▸ WHAT TO WORK ON: Write each line of the material exactly as given, from the top through the line that contains "from bokeh.resources import INLINE", and omit all pictures.

▸ SOURCE DATA:
----

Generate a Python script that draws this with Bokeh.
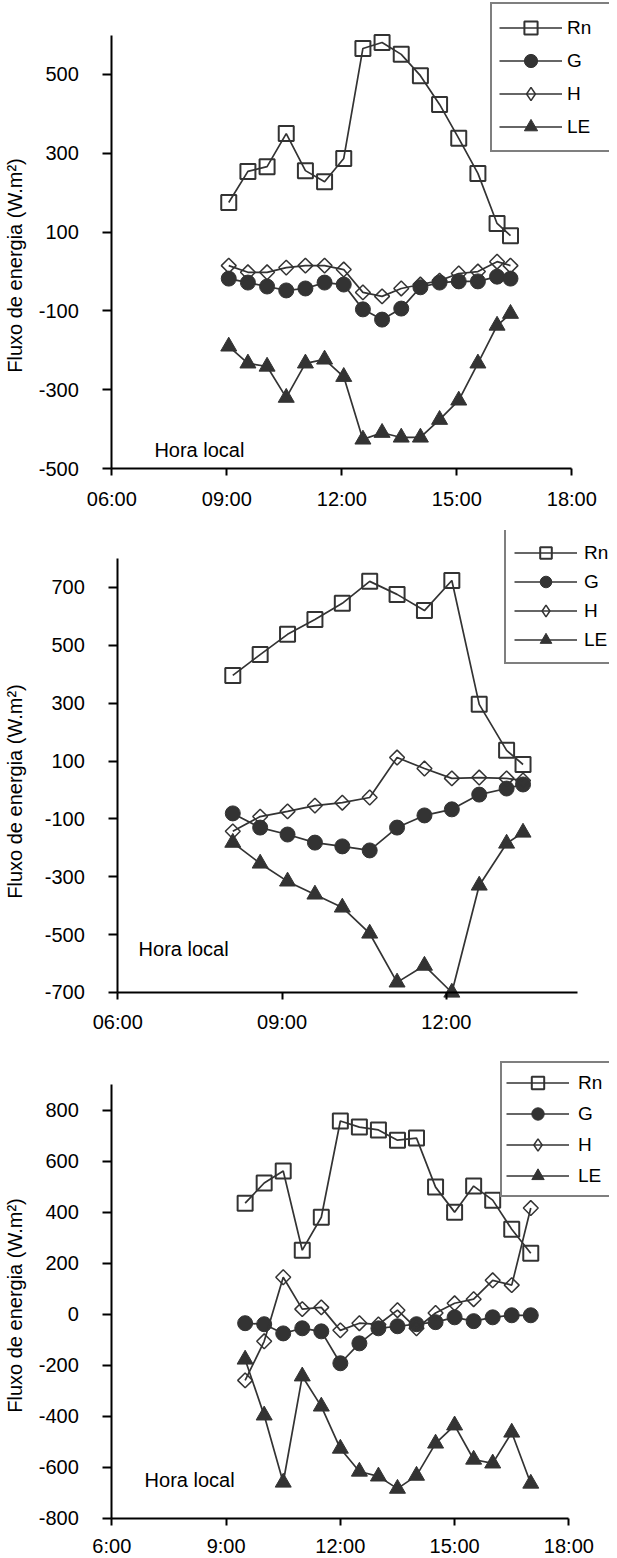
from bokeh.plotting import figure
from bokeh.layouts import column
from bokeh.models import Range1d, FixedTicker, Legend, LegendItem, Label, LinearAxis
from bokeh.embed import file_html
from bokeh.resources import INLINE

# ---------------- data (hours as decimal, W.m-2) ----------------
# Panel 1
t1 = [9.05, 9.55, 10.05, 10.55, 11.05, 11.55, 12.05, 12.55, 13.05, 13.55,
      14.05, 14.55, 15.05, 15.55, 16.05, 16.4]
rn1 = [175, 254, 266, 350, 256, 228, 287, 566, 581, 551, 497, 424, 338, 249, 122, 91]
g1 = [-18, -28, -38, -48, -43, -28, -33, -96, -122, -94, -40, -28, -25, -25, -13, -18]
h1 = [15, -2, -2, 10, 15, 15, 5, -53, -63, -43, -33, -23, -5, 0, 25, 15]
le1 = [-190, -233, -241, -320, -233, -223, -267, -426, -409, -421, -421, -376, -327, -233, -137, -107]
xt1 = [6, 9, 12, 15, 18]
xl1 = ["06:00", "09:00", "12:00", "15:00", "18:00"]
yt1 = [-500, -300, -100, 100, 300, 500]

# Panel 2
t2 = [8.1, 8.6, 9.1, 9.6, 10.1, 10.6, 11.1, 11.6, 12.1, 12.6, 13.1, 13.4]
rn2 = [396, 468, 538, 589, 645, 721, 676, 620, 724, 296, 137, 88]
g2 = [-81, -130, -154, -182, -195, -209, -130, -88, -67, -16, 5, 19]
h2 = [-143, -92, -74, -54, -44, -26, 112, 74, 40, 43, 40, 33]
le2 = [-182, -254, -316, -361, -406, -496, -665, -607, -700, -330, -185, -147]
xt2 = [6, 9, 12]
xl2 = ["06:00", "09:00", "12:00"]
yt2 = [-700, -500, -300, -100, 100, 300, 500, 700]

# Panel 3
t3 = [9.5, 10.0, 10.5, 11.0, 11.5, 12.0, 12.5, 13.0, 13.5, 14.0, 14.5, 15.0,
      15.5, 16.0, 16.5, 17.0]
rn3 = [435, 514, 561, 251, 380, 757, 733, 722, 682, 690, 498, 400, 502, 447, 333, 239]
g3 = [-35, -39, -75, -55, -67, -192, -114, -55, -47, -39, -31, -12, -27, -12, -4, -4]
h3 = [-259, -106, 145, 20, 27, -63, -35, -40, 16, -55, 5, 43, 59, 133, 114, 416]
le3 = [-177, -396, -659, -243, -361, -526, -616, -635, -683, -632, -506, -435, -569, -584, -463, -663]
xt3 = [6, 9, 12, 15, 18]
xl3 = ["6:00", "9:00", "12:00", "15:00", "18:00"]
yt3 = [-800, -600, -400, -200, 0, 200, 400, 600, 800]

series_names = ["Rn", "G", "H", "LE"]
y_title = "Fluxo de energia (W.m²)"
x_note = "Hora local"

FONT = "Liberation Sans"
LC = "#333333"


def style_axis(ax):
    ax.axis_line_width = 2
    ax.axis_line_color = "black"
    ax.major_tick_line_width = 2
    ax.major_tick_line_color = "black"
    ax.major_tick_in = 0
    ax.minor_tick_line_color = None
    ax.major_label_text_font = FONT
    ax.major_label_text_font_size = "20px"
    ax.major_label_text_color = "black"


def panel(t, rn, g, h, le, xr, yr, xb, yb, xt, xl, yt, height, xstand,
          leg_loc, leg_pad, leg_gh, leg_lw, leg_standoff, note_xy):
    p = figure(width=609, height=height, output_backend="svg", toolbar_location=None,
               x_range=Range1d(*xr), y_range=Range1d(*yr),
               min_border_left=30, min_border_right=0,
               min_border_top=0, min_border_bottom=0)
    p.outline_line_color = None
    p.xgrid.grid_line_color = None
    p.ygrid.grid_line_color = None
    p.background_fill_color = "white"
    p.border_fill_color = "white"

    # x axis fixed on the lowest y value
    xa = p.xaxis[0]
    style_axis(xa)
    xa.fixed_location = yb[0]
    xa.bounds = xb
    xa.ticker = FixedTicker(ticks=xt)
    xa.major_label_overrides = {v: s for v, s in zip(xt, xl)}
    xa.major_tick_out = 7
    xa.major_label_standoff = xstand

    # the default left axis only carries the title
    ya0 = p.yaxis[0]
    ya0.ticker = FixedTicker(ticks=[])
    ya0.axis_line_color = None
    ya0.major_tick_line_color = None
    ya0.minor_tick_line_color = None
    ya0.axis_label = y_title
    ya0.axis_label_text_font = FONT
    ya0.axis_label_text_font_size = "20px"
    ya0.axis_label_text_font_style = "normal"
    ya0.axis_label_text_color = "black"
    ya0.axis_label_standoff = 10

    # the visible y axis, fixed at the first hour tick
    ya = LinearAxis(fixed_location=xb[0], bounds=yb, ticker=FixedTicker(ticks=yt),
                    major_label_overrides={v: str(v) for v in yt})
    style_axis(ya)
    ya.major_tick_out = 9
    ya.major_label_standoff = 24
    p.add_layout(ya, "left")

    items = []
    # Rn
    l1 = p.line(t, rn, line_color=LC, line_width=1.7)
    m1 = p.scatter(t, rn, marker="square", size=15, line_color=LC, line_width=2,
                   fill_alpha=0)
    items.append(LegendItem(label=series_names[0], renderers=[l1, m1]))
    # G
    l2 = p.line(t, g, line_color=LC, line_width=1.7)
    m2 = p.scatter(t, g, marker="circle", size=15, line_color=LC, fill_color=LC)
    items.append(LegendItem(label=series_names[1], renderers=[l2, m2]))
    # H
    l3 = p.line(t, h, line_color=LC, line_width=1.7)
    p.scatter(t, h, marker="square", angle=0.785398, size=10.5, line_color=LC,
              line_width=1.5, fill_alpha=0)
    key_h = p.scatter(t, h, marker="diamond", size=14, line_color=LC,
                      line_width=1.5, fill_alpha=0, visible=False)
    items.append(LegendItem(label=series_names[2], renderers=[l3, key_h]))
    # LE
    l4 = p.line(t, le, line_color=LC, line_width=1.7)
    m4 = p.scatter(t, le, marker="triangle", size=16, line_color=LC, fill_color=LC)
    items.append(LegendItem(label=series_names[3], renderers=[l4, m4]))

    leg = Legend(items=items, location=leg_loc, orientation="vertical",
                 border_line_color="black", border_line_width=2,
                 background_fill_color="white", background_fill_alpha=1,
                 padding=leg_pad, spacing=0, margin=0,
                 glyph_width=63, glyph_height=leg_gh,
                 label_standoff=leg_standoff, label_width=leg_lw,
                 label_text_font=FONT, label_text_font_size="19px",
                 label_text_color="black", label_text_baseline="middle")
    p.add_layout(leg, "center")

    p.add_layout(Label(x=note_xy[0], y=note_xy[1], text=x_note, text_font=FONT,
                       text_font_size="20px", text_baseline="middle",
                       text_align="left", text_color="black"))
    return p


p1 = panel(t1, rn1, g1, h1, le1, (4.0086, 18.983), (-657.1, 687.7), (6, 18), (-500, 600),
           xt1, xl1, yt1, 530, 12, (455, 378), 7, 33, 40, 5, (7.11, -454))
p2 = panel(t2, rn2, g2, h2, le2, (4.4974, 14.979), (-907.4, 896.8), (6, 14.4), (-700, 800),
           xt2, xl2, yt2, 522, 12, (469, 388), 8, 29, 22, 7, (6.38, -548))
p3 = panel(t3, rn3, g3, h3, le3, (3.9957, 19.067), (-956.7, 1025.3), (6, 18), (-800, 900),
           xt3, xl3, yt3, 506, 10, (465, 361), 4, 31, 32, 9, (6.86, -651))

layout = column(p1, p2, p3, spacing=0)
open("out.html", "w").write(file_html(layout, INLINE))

----

▸ ANSWER FOR THIS EXERCISE:
Generate a Python script that draws this with Bokeh.
from bokeh.plotting import figure
from bokeh.layouts import column
from bokeh.models import Range1d, FixedTicker, Legend, LegendItem, Label, LinearAxis
from bokeh.embed import file_html
from bokeh.resources import INLINE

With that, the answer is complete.